■ Dataset extract:
★ ★ ★ ★ ★

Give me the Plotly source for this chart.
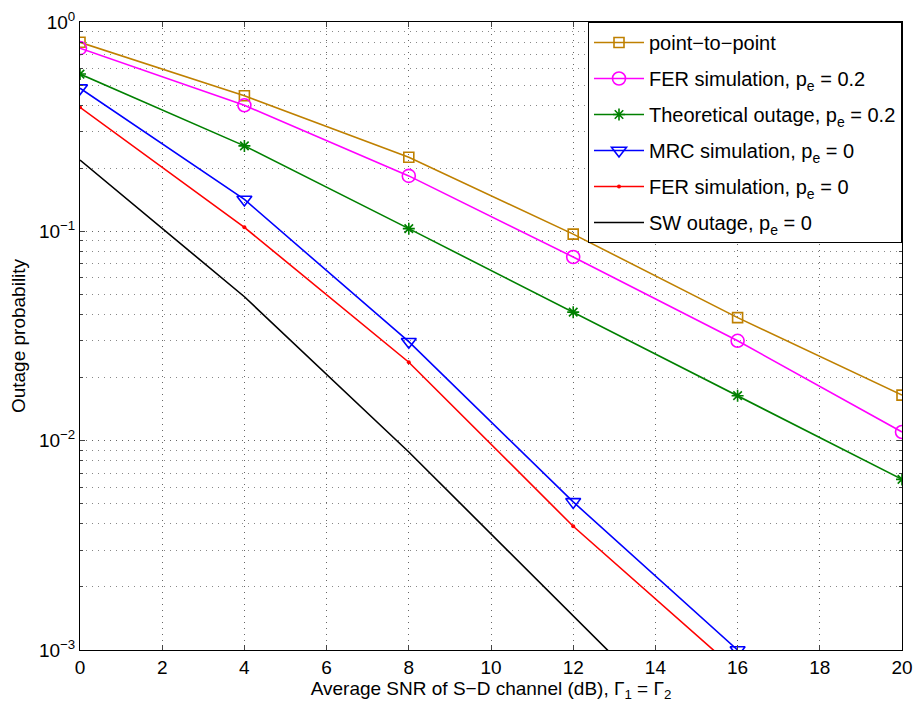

★ ★ ★ ★ ★

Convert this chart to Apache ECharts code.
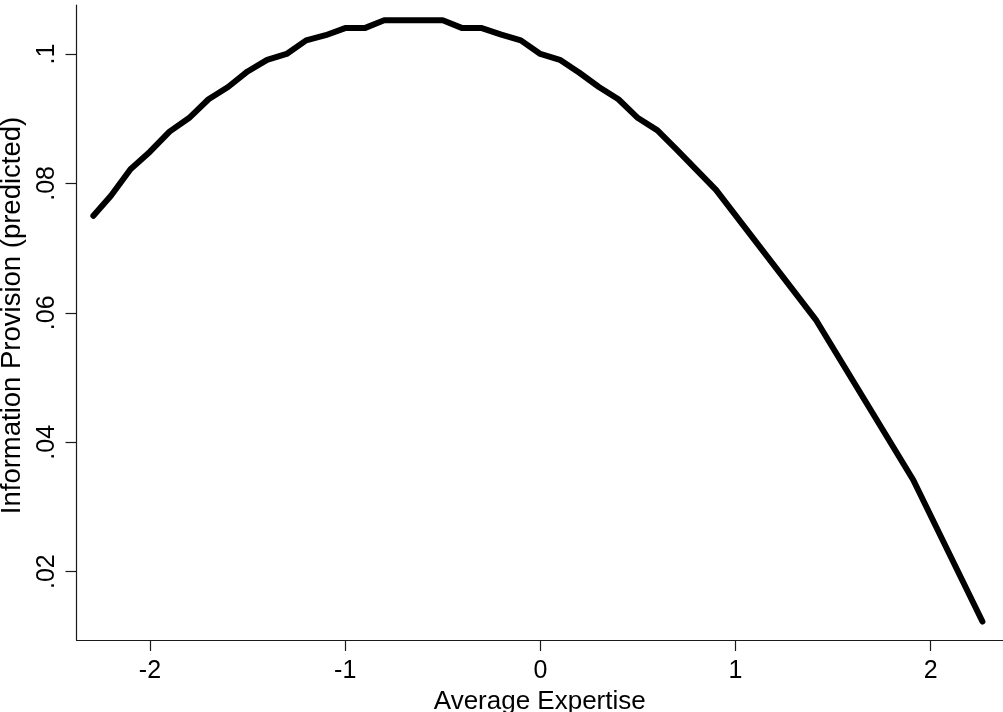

★ ★ ★ ★ ★

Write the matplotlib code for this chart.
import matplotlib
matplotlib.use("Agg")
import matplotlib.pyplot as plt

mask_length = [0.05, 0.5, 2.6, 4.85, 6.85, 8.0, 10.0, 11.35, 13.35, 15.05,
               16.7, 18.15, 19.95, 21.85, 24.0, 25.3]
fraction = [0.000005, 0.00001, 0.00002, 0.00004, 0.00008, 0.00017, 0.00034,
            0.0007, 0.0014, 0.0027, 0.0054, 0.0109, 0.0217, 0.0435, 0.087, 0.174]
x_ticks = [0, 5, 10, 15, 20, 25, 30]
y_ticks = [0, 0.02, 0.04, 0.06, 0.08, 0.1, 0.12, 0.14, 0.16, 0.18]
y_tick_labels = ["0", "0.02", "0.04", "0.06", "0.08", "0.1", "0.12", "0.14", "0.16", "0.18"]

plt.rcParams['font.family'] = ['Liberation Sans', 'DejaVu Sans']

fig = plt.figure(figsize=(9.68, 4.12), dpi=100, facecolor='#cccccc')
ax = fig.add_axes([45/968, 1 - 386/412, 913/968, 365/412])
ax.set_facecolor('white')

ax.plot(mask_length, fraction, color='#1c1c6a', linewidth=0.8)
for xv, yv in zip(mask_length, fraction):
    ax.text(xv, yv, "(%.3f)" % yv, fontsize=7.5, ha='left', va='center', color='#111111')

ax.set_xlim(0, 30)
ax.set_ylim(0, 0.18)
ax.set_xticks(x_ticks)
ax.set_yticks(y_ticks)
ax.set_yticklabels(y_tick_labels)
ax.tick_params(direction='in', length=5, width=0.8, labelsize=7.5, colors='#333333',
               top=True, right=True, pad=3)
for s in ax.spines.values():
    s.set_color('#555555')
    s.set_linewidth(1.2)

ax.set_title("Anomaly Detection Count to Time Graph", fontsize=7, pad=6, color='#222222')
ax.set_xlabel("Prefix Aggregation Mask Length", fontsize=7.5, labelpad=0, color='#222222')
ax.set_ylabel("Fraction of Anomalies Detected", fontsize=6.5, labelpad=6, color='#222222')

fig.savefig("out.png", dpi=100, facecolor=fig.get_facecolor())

★ ★ ★ ★ ★

■ The exercise:
Search the records for the word "chart" and copy every line where it occurs.

■ Result of the exercise:
Give me the Plotly source for this chart.
Convert this chart to Apache ECharts code.
Write the matplotlib code for this chart.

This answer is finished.